The balance of harm analysis favored the temporary injunction, the court concluded. The plaintiffs ask for time and guidance before providing training, and Castro agreed.
“If police officers are uncertain when it is appropriate to use deadly force, the harm will likely be irreparable,” the court said.
Furthermore, the case presents an ongoing and concrete harm to the state’s law enforcement and public safety interests, the court added.
Castro then stayed the statute, leaving the pre-amendment law in place, and ordered parties to present a briefing and oral argument schedule within 10 days of the order.
Arguments will be within 60 days. The issues to be briefed are whether the statue is unconstitutional and, if it is, whether it is severable.
The powerful GOP Senate Judiciary and Public Safety chair Warren Limmer welcomed the order.
In a press release, he said:
“After hearing from law enforcement about their concerns with the new standards—which were repeatedly brought up and rebuffed by DFL leaders—I’m grateful for the court’s wisdom in this decision today. The new law also raised serious concern from border cities and neighboring states, which put our communities at risk.”

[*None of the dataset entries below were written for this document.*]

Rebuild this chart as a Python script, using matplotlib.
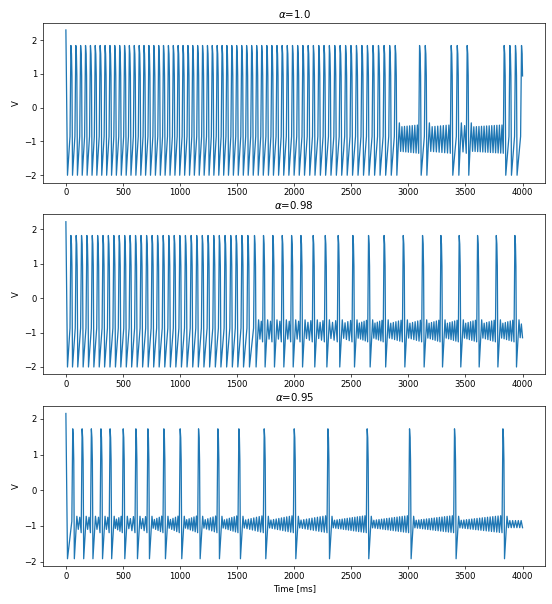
import matplotlib
matplotlib.use("Agg")
import matplotlib.pyplot as plt
import numpy as np

# spike peak times [ms], one list per panel
spikes_a100 = [44, 87, 129, 172, 215, 257, 300, 343, 386, 428, 471, 514, 556, 599,
               642, 684, 727, 770, 813, 855, 898, 941, 983, 1026, 1069, 1111, 1154,
               1197, 1240, 1282, 1325, 1368, 1410, 1453, 1496, 1540, 1583, 1627, 1671,
               1715, 1760, 1804, 1849, 1894, 1939, 1985, 2030, 2076, 2122, 2168, 2215,
               2261, 2308, 2355, 2402, 2450, 2497, 2545, 2593, 2641, 2690, 2738, 2787,
               2836, 2885, 3098, 3148, 3375, 3428, 3515, 3839, 3889, 3938, 3991]
spikes_a098 = [44, 90, 137, 184, 231, 278, 325, 372, 420, 467, 515, 562, 610, 658,
               707, 755, 803, 852, 901, 949, 998, 1047, 1097, 1146, 1195, 1245, 1295,
               1344, 1394, 1444, 1492, 1542, 1594, 1652, 1731, 1813, 1895, 1977, 2059,
               2166, 2272, 2385, 2514, 2651, 2787, 2955, 3124, 3285, 3445, 3606, 3770,
               3933]
spikes_a095 = [60, 142, 223, 307, 387, 502, 613, 718, 858, 1001, 1162, 1331, 1515,
               1737, 2000, 2295, 2639, 3010, 3404, 3828]

titles = [r"$\alpha$=1.0", r"$\alpha$=0.98", r"$\alpha$=0.95"]
v_start = [2.30, 2.22, 2.15]      # value at t=0
v_top = [1.84, 1.82, 1.72]        # spike peak
v_low = [-2.00, -2.00, -1.92]     # trough after spike
v_rest = [-0.93, -0.95, -0.95]    # centre of the small oscillations
osc_after = [0.36, 0.20, 0.10]    # half amplitude just after a spike
osc_before = [0.42, 0.32, 0.24]   # half amplitude just before a spike
y_ticks = [-2, -1, 0, 1, 2]
t_end = 4000.0

HALF = 11.5  # half period of the subthreshold wiggle [ms]


def wiggle(t, v, t0, t1, base, a0, a1):
    # alternate peak/trough vertices between t0 (peak) and t1 (trough)
    n = int(2 * round(((t1 - t0) / HALF - 1) / 2) + 1)
    n = max(n, 1)
    dt = (t1 - t0) / n
    for k in range(1, n + 1):
        a = a0 + (a1 - a0) * k / n
        t.append(t0 + k * dt)
        v.append(base - a if k % 2 == 1 else base + a)


def build_trace(i, spikes):
    t = [0.0, 14.0]
    v = [v_start[i], v_low[i]]
    trough = 14.0
    base = v_rest[i]
    for tp in spikes:
        up = tp - 8
        if up - trough > 45:
            rec = trough + 22
            t.append(rec)
            v.append(base + osc_after[i] + 0.12)
            wiggle(t, v, rec, up, base, osc_after[i], osc_before[i])
        else:
            t.append(up)
            v.append(base + 0.08)
        t += [tp, tp + 5, tp + 9, tp + 14]
        v += [v_top[i], v_top[i] - 0.25, v_top[i] - 0.9, v_low[i]]
        trough = tp + 14
    if trough + 30 < t_end:
        rec = trough + 22
        t.append(rec)
        v.append(base + osc_after[i] + 0.12)
        wiggle(t, v, rec, t_end, base, osc_after[i], osc_after[i])
    t = np.array(t)
    v = np.array(v)
    keep = t <= t_end
    if t[-1] > t_end:
        v_last = np.interp(t_end, t, v)
        return np.append(t[keep], t_end), np.append(v[keep], v_last)
    return t[keep], v[keep]


dpi = 552 / 9
fig, axes = plt.subplots(3, 1, figsize=(9, 604 / dpi), dpi=dpi)
fig.subplots_adjust(left=0.078, right=0.988, top=0.9624, bottom=0.0629, hspace=0.2)

for i, (ax, sp) in enumerate(zip(axes, [spikes_a100, spikes_a098, spikes_a095])):
    tt, vv = build_trace(i, sp)
    ax.plot(tt, vv, color="#1f77b4", lw=1.5)
    ax.set_title(titles[i])
    ax.set_ylabel("V")
    ax.set_xticks(np.arange(0, 4001, 500))
    ax.set_yticks(y_ticks)

axes[-1].set_xlabel("Time [ms]")

fig.savefig("out.png", dpi=dpi, facecolor="white")
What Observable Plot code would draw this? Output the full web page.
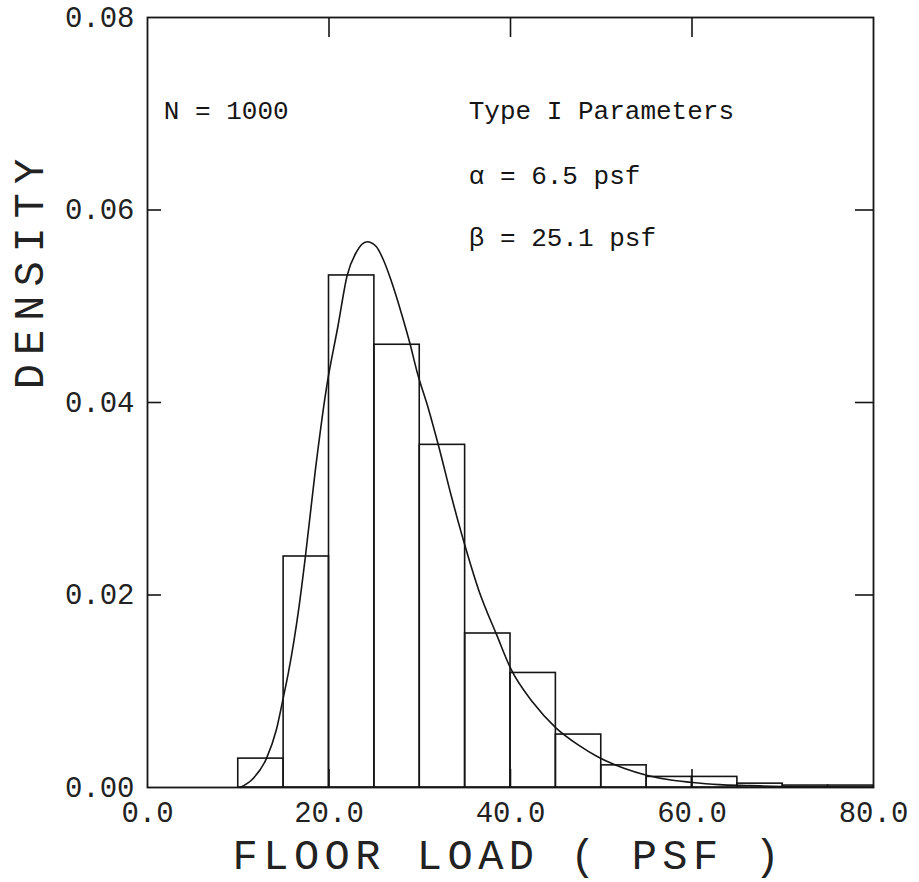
<!DOCTYPE html>
<html><head><meta charset="utf-8">
<script src="https://cdn.jsdelivr.net/npm/d3@7"></script>
<script src="https://cdn.jsdelivr.net/npm/@observablehq/plot@0.6"></script>
<style>body{margin:0;background:#fff}</style>
</head><body><div id="chart"></div>
<script>
// Histogram of floor load (bin edges in psf) and density
const binLo = [10, 15, 20, 25, 30, 35, 40, 45, 50, 55, 60, 65, 70, 75];
const binHi = [15, 20, 25, 30, 35, 40, 45, 50, 55, 60, 65, 70, 75, 80];
const density = [0.003, 0.024, 0.0532, 0.046, 0.0356, 0.016, 0.0119, 0.0055, 0.0023, 0.0011, 0.0011, 0.0004, 0.0002, 0.0002];

// Fitted Type I curve
const curveX = [10.2, 11.5, 13.1, 14.2, 15.0, 15.5, 16.7, 17.4, 18.5, 19.7, 21.0, 22.0, 23.0, 24.2, 25.2, 26.0, 26.8, 28.0, 28.9, 29.7, 31.0, 32.1, 33.5, 34.9, 36.5, 38.5, 40.0, 42.5, 45.0, 47.5, 49.6, 52.5, 55.1, 57.5, 59.8, 63, 66.4, 70, 75, 80];
const curveY = [0.0, 0.0008, 0.003, 0.006, 0.0095, 0.0118, 0.0188, 0.024, 0.033, 0.0414, 0.048, 0.0532, 0.0556, 0.0567, 0.0562, 0.0548, 0.0528, 0.0492, 0.0462, 0.0432, 0.0392, 0.0354, 0.0302, 0.0254, 0.0205, 0.0158, 0.0124, 0.0088, 0.0062, 0.0044, 0.0032, 0.002, 0.00125, 0.0008, 0.00055, 0.0003, 0.0002, 0.0001, 0.00005, 0.00002];

const xTicks = [0, 20, 40, 60, 80];
const xTickLabels = ["0.0", "20.0", "40.0", "60.0", "80.0"];
const yTicks = [0, 0.02, 0.04, 0.06, 0.08];
const yTickLabels = ["0.00", "0.02", "0.04", "0.06", "0.08"];
const innerXTicks = [20, 40, 60];
const innerYTicks = [0.02, 0.04, 0.06];

const xTitle = "FLOOR LOAD ( PSF )";
const yTitle = "DENSITY";
const noteN = "N = 1000";
const noteParams = ["Type I Parameters", "α = 6.5 psf", "β = 25.1 psf"];

const bins = binLo.map((lo, i) => ({lo, hi: binHi[i], d: density[i]}));
const curve = curveX.map((x, i) => ({x, y: curveY[i]}));

const ink = "#151515";
const mono = "Liberation Mono, DejaVu Sans Mono, monospace";

const chart = Plot.plot({
  width: 919,
  height: 882,
  marginLeft: 147,
  marginRight: 46,
  marginTop: 17,
  marginBottom: 95,
  x: {domain: [0, 80], axis: null},
  y: {domain: [0, 0.08], axis: null},
  style: {fontFamily: mono, background: "#fff", color: ink},
  marks: [
    Plot.rectY(bins, {x1: "lo", x2: "hi", y: "d", fill: "none", stroke: ink, strokeWidth: 1.6}),
    Plot.line(curve, {x: "x", y: "y", curve: "monotone-x", stroke: ink, strokeWidth: 1.6}),
    Plot.frame({stroke: ink, strokeWidth: 1.8}),
    Plot.tickX(innerXTicks, {x: d => d, insetBottom: 750, stroke: ink, strokeWidth: 1.6}),
    Plot.tickX(innerXTicks, {x: d => d, insetTop: 752, stroke: ink, strokeWidth: 1.6}),
    Plot.tickY(innerYTicks, {y: d => d, insetRight: 712, stroke: ink, strokeWidth: 1.6}),
    Plot.tickY(innerYTicks, {y: d => d, insetLeft: 708, stroke: ink, strokeWidth: 1.6}),
    Plot.axisX({ticks: xTicks, tickSize: 0, tickPadding: 14, label: null,
      tickFormat: d => xTickLabels[xTicks.indexOf(d)], fontSize: 29, fill: "#222"}),
    Plot.axisY({ticks: yTicks, tickSize: 0, tickPadding: 13, label: null,
      tickFormat: d => yTickLabels[yTicks.indexOf(d)], fontSize: 29, fill: "#222"}),
    Plot.text([yTitle], {frameAnchor: "top-left", dx: -118, dy: 252, rotate: -90, text: d => d,
      textAnchor: "middle", lineAnchor: "middle", fontSize: 42, fill: "#222"}),
    Plot.text([xTitle], {frameAnchor: "bottom-left", dx: 85, dy: 68, text: d => d,
      textAnchor: "start", lineAnchor: "middle", fontSize: 42, fill: "#222"}),
    Plot.text([noteN], {x: () => 1.8, y: () => 0.0703, text: d => d, textAnchor: "start",
      lineAnchor: "middle", fontSize: 26, fill: ink}),
    Plot.text([noteParams[0]], {x: () => 35.4, y: () => 0.0703, text: d => d, textAnchor: "start",
      lineAnchor: "middle", fontSize: 26, fill: ink}),
    Plot.text([noteParams[1]], {x: () => 35.4, y: () => 0.0636, text: d => d, textAnchor: "start",
      lineAnchor: "middle", fontSize: 26, fill: ink}),
    Plot.text([noteParams[2]], {x: () => 35.4, y: () => 0.0571, text: d => d, textAnchor: "start",
      lineAnchor: "middle", fontSize: 26, fill: ink})
  ]
});

chart.querySelectorAll("text").forEach(t => {
  if (t.textContent === yTitle) t.style.letterSpacing = "9px";
  if (t.textContent === xTitle) t.style.letterSpacing = "5.5px";
});
document.getElementById("chart").appendChild(chart);
</script>
</body></html>
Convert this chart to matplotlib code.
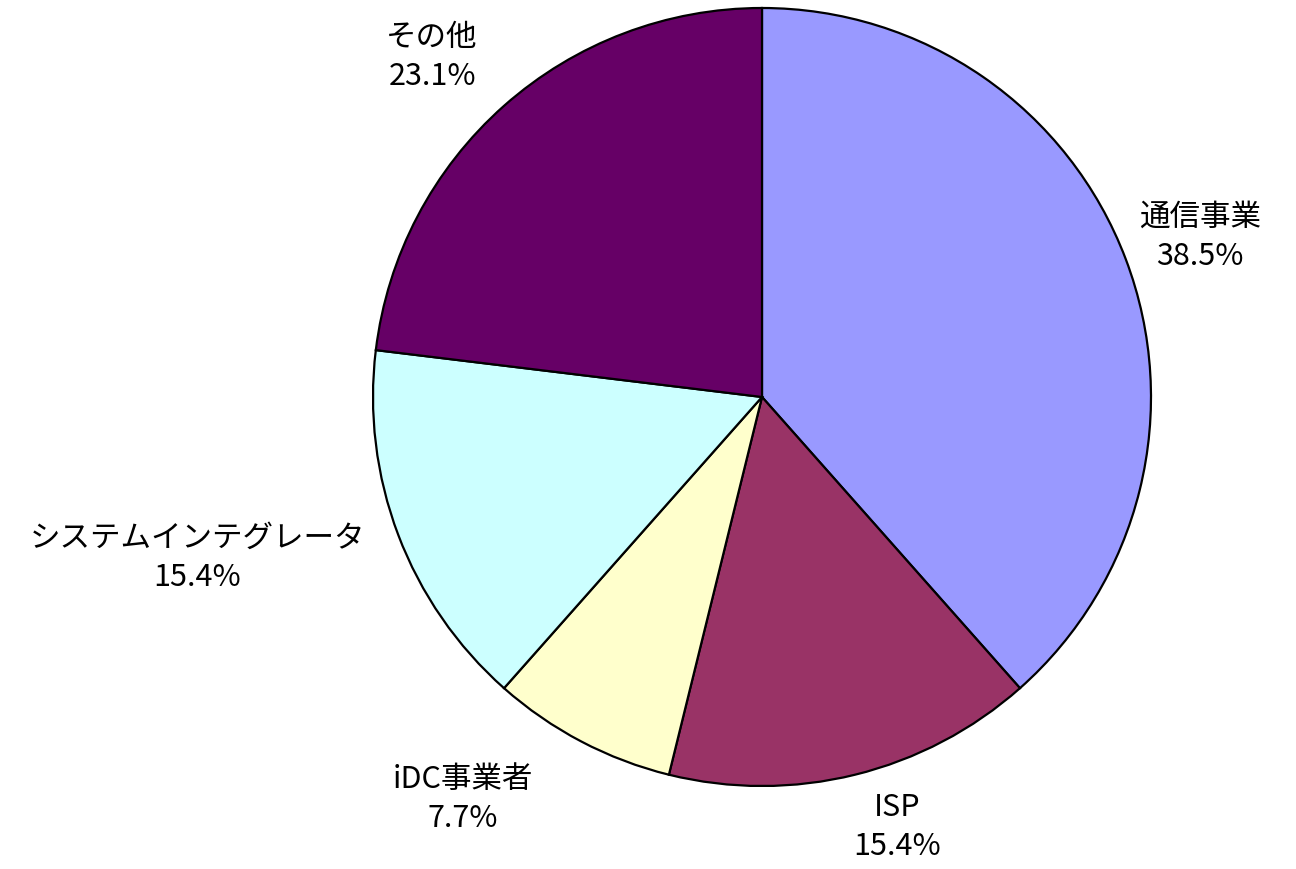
import matplotlib.pyplot as plt

plt.rcParams['font.family'] = ['Noto Sans CJK JP', 'DejaVu Sans']

categories = ['通信事業', 'ISP', 'iDC事業者', 'システムインテグレータ', 'その他']
shares = [38.5, 15.4, 7.7, 15.4, 23.1]
colors = ['#9999FF', '#993366', '#FFFFCC', '#CCFFFF', '#660066']

labels = [f'{c}\n{v:.1f}%' for c, v in zip(categories, shares)]

# label centres, in units of the pie radius (hand placed like the original)
label_pos = [(1.126, 0.411), (0.347, -1.105), (-0.769, -1.033),
             (-1.452, -0.414), (-0.848, 0.874)]

fig = plt.figure(figsize=(12.96, 8.69), dpi=100)
R = 389
cx, cy = 762, 869 - 397
ax = fig.add_axes([(cx - R) / 1296, (cy - R) / 869, 2 * R / 1296, 2 * R / 869])

wedges, texts = ax.pie(shares, labels=labels, colors=colors, startangle=90,
                       counterclock=False,
                       wedgeprops=dict(edgecolor='black', linewidth=1.6),
                       textprops=dict(fontsize=22, multialignment='center',
                                      linespacing=1.35))
for t, (x, y) in zip(texts, label_pos):
    t.set_position((x, y))
    t.set_ha('center')
    t.set_va('center')

ax.set_xlim(-1, 1)
ax.set_ylim(-1, 1)
ax.set_aspect('equal')
ax.axis('off')

fig.savefig('out.png', dpi=100)
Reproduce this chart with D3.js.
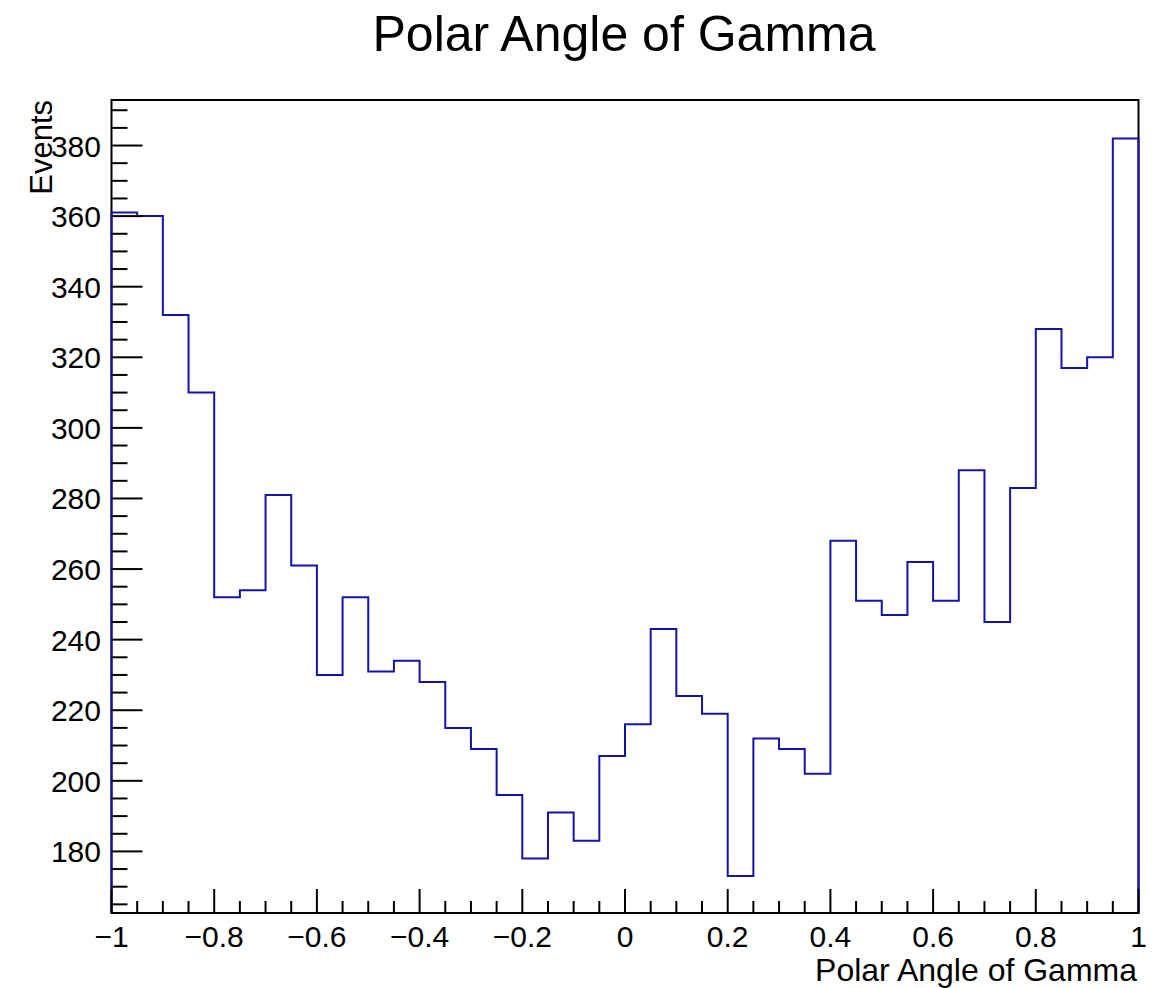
<!DOCTYPE html>
<html><head><meta charset="utf-8">
<script src="https://cdn.jsdelivr.net/npm/d3@7"></script>
<style>body{margin:0;background:#fff}text{font-family:"Liberation Sans",Arial,sans-serif;fill:#000}</style>
</head><body><svg id="c" width="1174" height="988"></svg>
<script>
const binEdgesRange = [-1, 1];
const binCount = 40;
const counts = [361,360,332,310,252,254,281,261,230,252,231,234,228,215,209,196,178,191,183,207,
                216,243,224,219,173,212,209,202,268,251,247,262,251,288,245,283,328,317,320,382];
const xTicks = [-1,-0.8,-0.6,-0.4,-0.2,0,0.2,0.4,0.6,0.8,1];
const yTicks = [180,200,220,240,260,280,300,320,340,360,380];
const yDomain = [162.55, 392.9];
const title = "Polar Angle of Gamma";
const xTitle = "Polar Angle of Gamma";
const yTitle = "Events";

const L=111.5, R=1138.5, T=100, B=913;
const svg = d3.select("#c");
const x = d3.scaleLinear().domain(binEdgesRange).range([L,R]);
const y = d3.scaleLinear().domain(yDomain).range([B,T]);
const w = (binEdgesRange[1]-binEdgesRange[0])/binCount;

const pts = [[x(binEdgesRange[0]), y(yDomain[0])]];
counts.forEach((c,i)=>{
  const x0 = binEdgesRange[0]+i*w, x1 = x0+w;
  pts.push([x(x0), y(c)], [x(x1), y(c)]);
});
pts.push([x(binEdgesRange[1]), y(yDomain[0])]);

svg.append("rect").attr("x",L).attr("y",T).attr("width",R-L).attr("height",B-T)
  .attr("fill","none").attr("stroke","#000").attr("stroke-width",2);

svg.append("path").attr("d", d3.line()(pts)).attr("fill","none")
  .attr("stroke","#1414a8").attr("stroke-width",2);

const xMinor = d3.range(0,41).map(i=>-1+i*0.05);
const gx = svg.append("g");
xMinor.forEach(v=>{
  const major = Math.abs(Math.round(v*5)-v*5)<1e-6;
  gx.append("line").attr("x1",x(v)).attr("x2",x(v)).attr("y1",B).attr("y2",B-(major?24:12))
    .attr("stroke","#000").attr("stroke-width",2);
});
xTicks.forEach(v=>{
  const s = (v<0?"\u2212":"") + d3.format("")(Math.abs(v));
  gx.append("text").attr("x",x(v)).attr("y",947).attr("text-anchor","middle")
    .attr("font-size",30).text(s);
});

const gy = svg.append("g");
d3.range(165, 395, 5).forEach(v=>{
  const major = v%20===0;
  gy.append("line").attr("x1",L).attr("x2",L+(major?31:16)).attr("y1",y(v)).attr("y2",y(v))
    .attr("stroke","#000").attr("stroke-width",2);
});
yTicks.forEach(v=>{
  gy.append("text").attr("x",101).attr("y",y(v)+11).attr("text-anchor","end")
    .attr("font-size",30).text(v);
});

svg.append("text").attr("x",624).attr("y",51).attr("text-anchor","middle")
  .attr("font-size",50).text(title);
svg.append("text").attr("x",1137).attr("y",981).attr("text-anchor","end")
  .attr("font-size",32).text(xTitle);
svg.append("text").attr("transform","translate(52,100) rotate(-90)").attr("text-anchor","end")
  .attr("font-size",31).text(yTitle);
</script></body></html>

Rep. Brian Johnson, a retired law enforcement officer and the GOP lead on House Public Safety, expressed similar sentiments. In a press release, he said:
“I’m glad to see that the court sided with law enforcement in recognizing that the new standards for use of force are unworkable. Democrats blocked bipartisan changes that would have addressed the problem with the use of a force standard, ignoring the concerns from law enforcement and the public. Fixing this half-baked policy should be a top priority next session.”